Citation. 506 U.S. 224, 113 S.Ct. 732, 122 L.Ed.2d 1 (1993)
Brief Fact Summary.
While trying Nixon for impeachment, a Senate committee received evidence and testimony from Nixon and presented their findings to the full Senate who impeached him. Nixon challenged that this process violated Article I, Section 3, clause 6 because the Senate Committee was less than the full Senate.
Synopsis of Rule of Law.
The Framers gave the Senate the “sole” power to try impeachments. Therefore, the Court cannot overturn the Senate’s decision to appoint a committee to receive evidence and testimony in an impeachment.
Walter Nixon, a former Chief Judge for the Southern District of Mississippi was sentenced to prison for lying before a federal grand jury. Based on his conviction, the Senate voted to impeach him. The Senate voted to invoke Impeachment Rule XI, where the person presiding over the impeachment appoints a committee to “receive evidence and take testimony.” A Senate committee presided over the case for four days, before ultimately presenting a complete report to the full Senate. The Senate impeached Nixon, and he challenged that this process violated Article I, Section 3, clause 6 because the Senate Committee was less than the full Senate.
Whether Nixon’s claim that an impeachment proceeding needed to be before the full Senate, not merely a Senate committee, was a nonjusticiable political question.
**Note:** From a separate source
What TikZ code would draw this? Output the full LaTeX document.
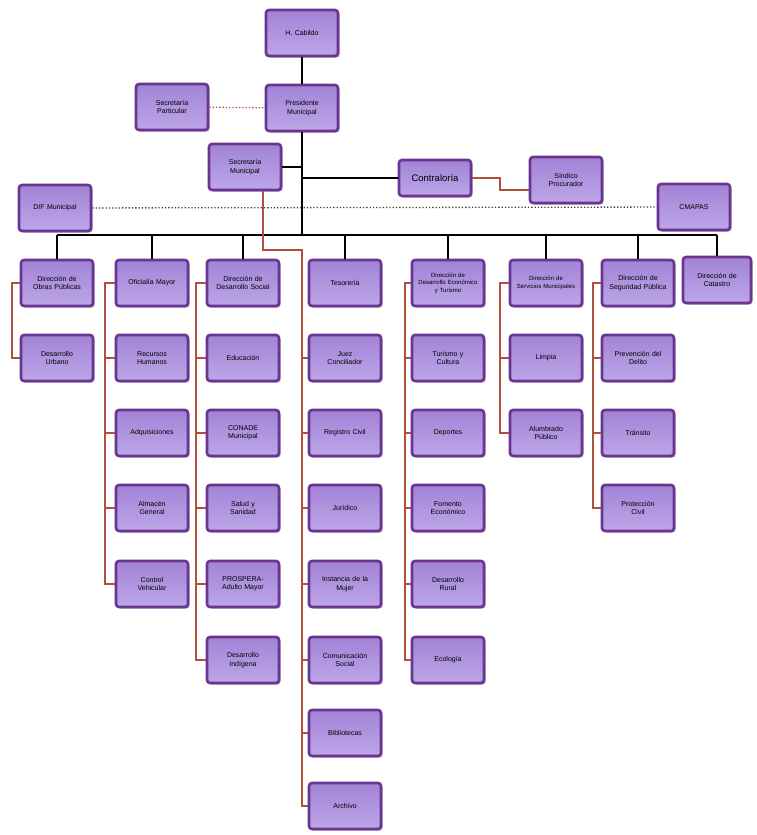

CHIEF JUSTICE REHNQUIST holding: Yes, this was a nonjusticiable political question. Nonjusticiable questions arise when there is “a textually demonstrable constitutional commitment of the issue to a coordinate [branch]; or a lack of judicially discoverable and manageable standards for resolving it . . . .” Baker v. Carr, 369 U.S. 186, 217 (1962). The Constitution grants the Senate the “sole Power to try all impeachments.” Art. I, Sec. 3, cl. 6. The word “sole” ensures that this power remains with the Senate and that they alone get to decide upon impeachment or acquittal. Impeachment was designed by the Framers “to be the only check on the Judicial Branch by the Legislature,” so the judiciary must take a hands-off approach to impeachment to not interfere with this “important constitutional check.” Finally, if the Court were to insert itself into impeachments, it would raise finality questions, and it would be unclear as to what relief the Court could grant.
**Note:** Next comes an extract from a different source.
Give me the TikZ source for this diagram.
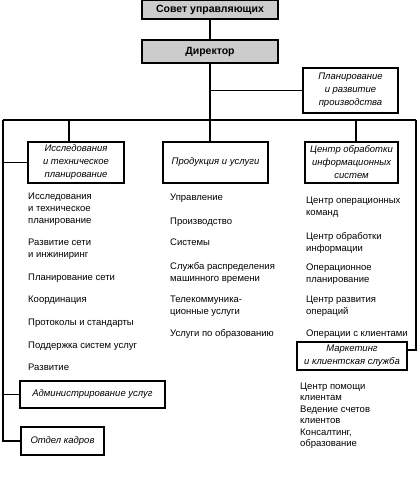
\documentclass[tikz,border=0pt]{standalone}
\usepackage{fontspec}
\setmainfont{Liberation Sans}
\usepackage{tikz}
\usetikzlibrary{positioning}
\tikzset{%
  every unit/.style={
    draw,
    line width=1.1pt,
    align=center,
    inner sep=1pt,
    font=\fontsize{9.5}{13}\selectfont\itshape
  },
  unit head/.style={
    fill=gray!40,
    font=\fontsize{10.5}{13}\selectfont\bfseries
  },
  list item/.style={
    anchor=north west,
    align=left,
    inner sep=0pt,
    font=\fontsize{9.5}{12}\selectfont
  },
  link/.style={line width=1.1pt},
}

\begin{document}
\begin{tikzpicture}[x=1pt, y=-1pt]
    \useasboundingbox (0,0) rectangle (419,500);

    % top of the chart
    \node [every unit, unit head, minimum width=136, minimum height=19] (board) at (210,9.5) {Совет управляющих};
    \node [every unit, unit head, minimum width=136, minimum height=23] (director) at (210,51.5) {Директор};
    \node [every unit, minimum width=95, minimum height=45] (planning) at (350.5,90.5) {Планирование\\и развитие\\производства};

    % second level
    \node [every unit, minimum width=96, minimum height=41] (research) at (76,162.5) {Исследования\\и техническое\\планирование};
    \node [every unit, minimum width=105, minimum height=41] (products) at (215.5,162.5) {Продукция и услуги};
    \node [every unit, minimum width=93, minimum height=41] (infocenter) at (351.5,162.5) {Центр обработки\\информационных\\систем};
    \node [every unit, minimum width=145, minimum height=27] (admin) at (92.5,394.5) {Администрирование услуг};
    \node [every unit, minimum width=83, minimum height=28] (staff) at (62.5,441) {Отдел кадров};
    \node [every unit, minimum width=110, minimum height=28] (marketing) at (352,356) {Маркетинг\\и клиентская служба};

    % bus
    \coordinate (bus-left) at (3,120);
    \coordinate (bus-right) at (416,120);
    \coordinate (bus-research) at (69,120);
    \coordinate (bus-info) at (356,120);

    \draw [link] (board) -- (director);
    \draw [link] (director.south) -- (director.south |- products.north);
    \draw [link] (director.south |- planning.west) -- (planning.west);
    \draw [link] (bus-left) -- (bus-right);
    \draw [link] (bus-left) |- (staff.west);
    \draw [link] (bus-left |- research.west) -- (research.west);
    \draw [link] (bus-left |- admin.west) -- (admin.west);
    \draw [link] (bus-research) -- (bus-research |- research.north);
    \draw [link] (bus-info) -- (bus-info |- infocenter.north);
    \draw [link] (bus-right) |- ([yshift=6]marketing.east);

    % lists under the units
    \foreach \y/\t [count=\i] in {197/{Исследования\\и техническое\\планирование},
        243/{Развитие сети\\и инжиниринг}, 278/{Планирование сети}, 300/{Координация},
        323/{Протоколы и стандарты}, 346/{Поддержка систем услуг}, 368/{Развитие}}
    \node [list item] (research-\i) at (28,\y-4.5) {\t};

    \foreach \y/\t [count=\i] in {198/{Управление}, 222/{Производство}, 243/{Системы},
        267/{Служба распределения\\машинного времени},
        300/{Телекоммуника-\\ционные услуги}, 334/{Услуги по образованию}}
    \node [list item] (products-\i) at (170,\y-4.5) {\t};

    \foreach \y/\t [count=\i] in {201/{Центр операционных\\команд},
        237/{Центр обработки\\информации}, 268/{Операционное\\планирование},
        300/{Центр развития\\операций}, 334/{Операции с клиентами}}
    \node [list item] (infocenter-\i) at (306,\y-4.5) {\t};

    \foreach \y/\t [count=\i] in {387/{Центр помощи\\клиентам},
        410/{Ведение счетов\\клиентов}, 433/{Консалтинг,\\образование}}
    \node [list item, font=\fontsize{9.5}{11.5}\selectfont] (marketing-\i) at (300,\y-4.5) {\t};

\end{tikzpicture}
\end{document}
The significance of the words “try” and “sole” pale in comparison to the fact that the Framers assigned the impeachment power to the Legislative branch.
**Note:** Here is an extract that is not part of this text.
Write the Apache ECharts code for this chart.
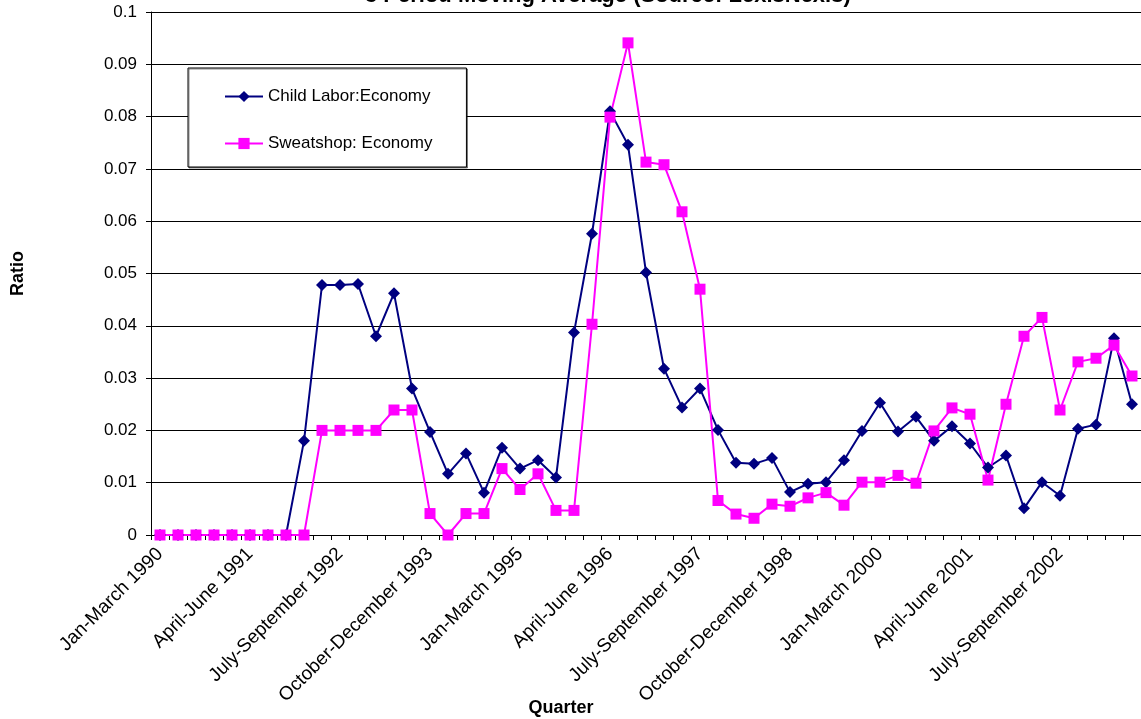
<!DOCTYPE html>
<html>
<head>
<meta charset="utf-8">
<script src="https://cdn.jsdelivr.net/npm/echarts@6/dist/echarts.min.js"></script>
<style>
  html, body { margin: 0; padding: 0; background: #fff; }
  #chart { width: 1141px; height: 719px; }
</style>
</head>
<body>
<div id="chart"></div>
<script>
// Quarterly categories, Jan-March 1990 through July-September 2003
const quarters = [
  'Jan-March 1990', 'April-June 1990', 'July-September 1990', 'October-December 1990',
  'Jan-March 1991', 'April-June 1991', 'July-September 1991', 'October-December 1991',
  'Jan-March 1992', 'April-June 1992', 'July-September 1992', 'October-December 1992',
  'Jan-March 1993', 'April-June 1993', 'July-September 1993', 'October-December 1993',
  'Jan-March 1994', 'April-June 1994', 'July-September 1994', 'October-December 1994',
  'Jan-March 1995', 'April-June 1995', 'July-September 1995', 'October-December 1995',
  'Jan-March 1996', 'April-June 1996', 'July-September 1996', 'October-December 1996',
  'Jan-March 1997', 'April-June 1997', 'July-September 1997', 'October-December 1997',
  'Jan-March 1998', 'April-June 1998', 'July-September 1998', 'October-December 1998',
  'Jan-March 1999', 'April-June 1999', 'July-September 1999', 'October-December 1999',
  'Jan-March 2000', 'April-June 2000', 'July-September 2000', 'October-December 2000',
  'Jan-March 2001', 'April-June 2001', 'July-September 2001', 'October-December 2001',
  'Jan-March 2002', 'April-June 2002', 'July-September 2002', 'October-December 2002',
  'Jan-March 2003', 'April-June 2003', 'July-September 2003'
];

// 3-period moving average of the ratio, per quarter
const childLabor = [
  0, 0, 0, 0, 0, 0, 0, 0, 0.0180, 0.0478,
  0.0478, 0.0480, 0.0380, 0.0462, 0.0280, 0.0197, 0.0117, 0.0156, 0.0081, 0.0167,
  0.0127, 0.0143, 0.0110, 0.0387, 0.0576, 0.0810, 0.0746, 0.0502, 0.0318, 0.0244,
  0.0280, 0.0201, 0.0138, 0.0136, 0.0147, 0.0082, 0.0098, 0.0101, 0.0143, 0.0199,
  0.0253, 0.0198, 0.0226, 0.0180, 0.0208, 0.0175, 0.0129, 0.0152, 0.0051, 0.0101,
  0.0075, 0.0203, 0.0211, 0.0376, 0.0250
];
const sweatshop = [
  0, 0, 0, 0, 0, 0, 0, 0, 0, 0.0200,
  0.0200, 0.0200, 0.0200, 0.0239, 0.0239, 0.0041, 0, 0.0041, 0.0041, 0.0127,
  0.0087, 0.0117, 0.0047, 0.0047, 0.0403, 0.0799, 0.0941, 0.0713, 0.0708, 0.0618,
  0.0470, 0.0066, 0.0040, 0.0032, 0.0059, 0.0055, 0.0071, 0.0081, 0.0057, 0.0101,
  0.0101, 0.0114, 0.0099, 0.0199, 0.0243, 0.0231, 0.0105, 0.0250, 0.0380, 0.0416,
  0.0239, 0.0331, 0.0338, 0.0363, 0.0304
];

const seriesNames = ['Child Labor:Economy', 'Sweatshop: Economy'];
const FONT = '"Liberation Sans", Arial, sans-serif';

const chart = echarts.init(document.getElementById('chart'), null, { renderer: 'canvas' });
chart.setOption({
  animation: false,
  backgroundColor: '#ffffff',
  textStyle: { fontFamily: FONT, color: '#000' },
  title: {
    text: '3 Period Moving Average (Source: LexisNexis)',
    left: 365,
    top: -15,
    padding: 0,
    textStyle: { fontFamily: FONT, fontSize: 22, fontWeight: 'bold', color: '#000' }
  },
  graphic: [
    {
      type: 'text',
      x: 561,
      y: 708,
      style: {
        text: 'Quarter',
        fontFamily: FONT,
        fontSize: 18,
        fontWeight: 'bold',
        fill: '#000',
        align: 'center',
        verticalAlign: 'middle'
      }
    }
  ],
  legend: {
    orient: 'vertical',
    left: 188,
    top: 68,
    padding: [20, 34, 15, 36],
    itemGap: 30,
    itemWidth: 38,
    itemHeight: 14,
    backgroundColor: '#ffffff',
    borderColor: '#000',
    borderWidth: 1,
    shadowColor: 'rgba(0,0,0,0.45)',
    shadowOffsetX: 1,
    shadowOffsetY: 1,
    shadowBlur: 0,
    textStyle: { fontFamily: FONT, fontSize: 17, color: '#000' },
    data: seriesNames
  },
  grid: {
    left: 151,
    top: 12,
    width: 994.4,
    height: 523,
    containLabel: false
  },
  xAxis: {
    type: 'category',
    data: quarters,
    boundaryGap: true,
    axisLine: { lineStyle: { color: '#000', width: 1 } },
    axisTick: { show: true, interval: 0, length: 5, inside: false, lineStyle: { color: '#000' } },
    axisLabel: {
      interval: 4,
      rotate: 45,
      margin: 16,
      fontFamily: FONT,
      fontSize: 19,
      color: '#000'
    },
    splitLine: { show: false }
  },
  yAxis: {
    type: 'value',
    min: 0,
    max: 0.1,
    interval: 0.01,
    name: 'Ratio',
    nameLocation: 'middle',
    nameGap: 124,
    nameRotate: 90,
    nameTextStyle: { fontFamily: FONT, fontSize: 18, fontWeight: 'bold', color: '#000' },
    axisLine: { show: true, lineStyle: { color: '#000', width: 1 } },
    axisTick: { show: true, length: 5, lineStyle: { color: '#000' } },
    axisLabel: {
      margin: 14,
      fontFamily: FONT,
      fontSize: 17,
      color: '#000',
      formatter: v => String(Math.round(v * 100) / 100)
    },
    splitLine: { show: true, lineStyle: { color: '#000', width: 1 } }
  },
  series: [
    {
      name: seriesNames[0],
      type: 'line',
      data: childLabor,
      symbol: 'diamond',
      symbolSize: 12,
      showAllSymbol: true,
      itemStyle: { color: '#000080' },
      lineStyle: { color: '#000080', width: 2 }
    },
    {
      name: seriesNames[1],
      type: 'line',
      data: sweatshop,
      symbol: 'rect',
      symbolSize: 11,
      showAllSymbol: true,
      itemStyle: { color: '#ff00ff' },
      lineStyle: { color: '#ff00ff', width: 2 }
    }
  ]
});
</script>
</body>
</html>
Justice White would not have dismissed the case on justiciability grounds, but agreed that the Senate had fulfilled its duty in “trying” Nixon. He reasoned that a constitutional commitment to one branch does not end the Court’s involvement. Instead, the Court must examine whether another branch has “final responsibility for interpreting the scope and nature of such a power.”
Justice Souter agreed that the case was nonjusticiable, but he disagreed with the majority seemingly holding that the Court could never review impeachment proceedings. He argued that if the Senate left an impeachment up to something arbitrary like a coin toss, the Court could intervene.
Nixon argued that the word “try” meant that an impeachment proceeding must be like a judicial trial and thus must be before the entire Senate. The Court disagreed, reasoning that the Constitution typically speaks more generally, and the word “try” alone does not create any added requirements. “Try” is not specific, so the Court did not have a “manageable standard” to decide the proper procedure. The Framers had already set out specific requirements for trying impeachments (two-thirds vote, must be under oath, Chief Justice presides over the impeachment when the President is tried), so it suggests that the Framers provided for all the requirements that they intended.